What Attention Cannot Do (and Why That’s Worth Knowing)
Attention is very good at learning to retrieve and combine information that exists in the input. It’s less good at reasoning in ways that require generating new information through multi-step logic that isn’t implicitly captured in the training distribution.
This connects to something worth being direct about: when a language model makes an error that seems baffling given how much it got right, the attention mechanism is often part of the story. The model may have attended to the wrong tokens, or failed to weight a critical piece of context heavily enough, or learned an attention pattern from training that doesn’t generalize to your specific input. The model isn’t “confused” in any human sense. It’s doing exactly what it learned to do. The problem is that what it learned to do doesn’t always match what you need.
This is also why techniques like carefully structured prompts and chain-of-thought reasoning can genuinely help. When you ask a model to reason step by step, you’re giving the attention mechanism more tokens to work with, including the model’s own intermediate outputs, which can serve as keys and values for later reasoning steps. You’re effectively extending the context with useful intermediate representations.

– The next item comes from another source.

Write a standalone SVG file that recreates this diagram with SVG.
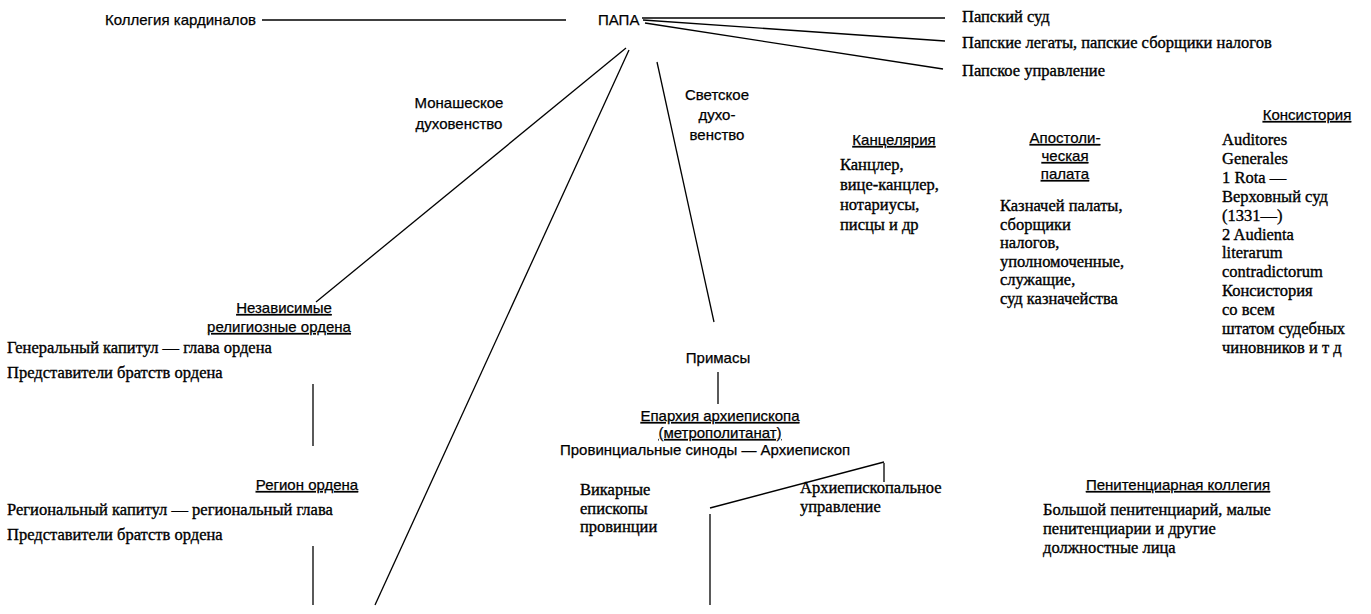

Positional Encoding: The Part Attention Forgets By Default
One detail that surprises people: raw attention has no built-in sense of order. The attention score between token A and token B is the same regardless of whether they’re adjacent or 1,000 positions apart. Order has to be explicitly added.
Early transformers used fixed sinusoidal positional encodings added to the token embeddings before attention was computed. More recent models use learned positional embeddings or techniques like RoPE (Rotary Position Embedding) that encode relative position more effectively. The details vary, but the key point is that position is not free in these architectures. It’s a design decision with consequences for how well the model handles different sequence lengths and how well it generalizes to lengths it hasn’t seen in training.
This is one reason why you’ll sometimes see a model that performs well on inputs up to a certain length and then noticeably degrades. It’s not just the quadratic compute issue. The positional representations themselves may be extrapolating into territory they weren’t trained on.
What This Means in Practice
If you work with these models, here’s what actually changes once you understand attention properly.
Context placement matters more than people think. Because attention is learned relevance rather than recency, important information can be placed anywhere in your prompt. But given the empirical reality of how attention patterns distribute in practice, leading with the most critical constraints and repeating key information near where the model needs to use it tends to produce more reliable outputs.
Longer isn’t always better. Adding more context increases the surface area for attention to work over, but it also increases the chance that critical information gets diluted. When you’re building retrieval pipelines, returning the five most relevant chunks often outperforms returning twenty.
Attention explains why these models are surprisingly good at certain things. Any relationship that can be captured by token co-occurrence patterns across a large corpus, grammar, style, factual association, even some forms of reasoning, is something attention can potentially learn. The mechanism is genuinely expressive.
It also explains the failure modes. Novel combinations, multi-step deductions, tasks that require generating information rather than retrieving and recombining it, these are the places where the mechanism’s limits show. Understanding attention won’t let you fix those limits, but it will help you design around them.
The word “attention” in AI is not a metaphor that happens to have some math behind it. It’s a specific computation with specific strengths and specific failure modes. Once you have that picture clearly in mind, a lot of the behavior you’ve observed in these models, good and bad, starts to make considerably more sense.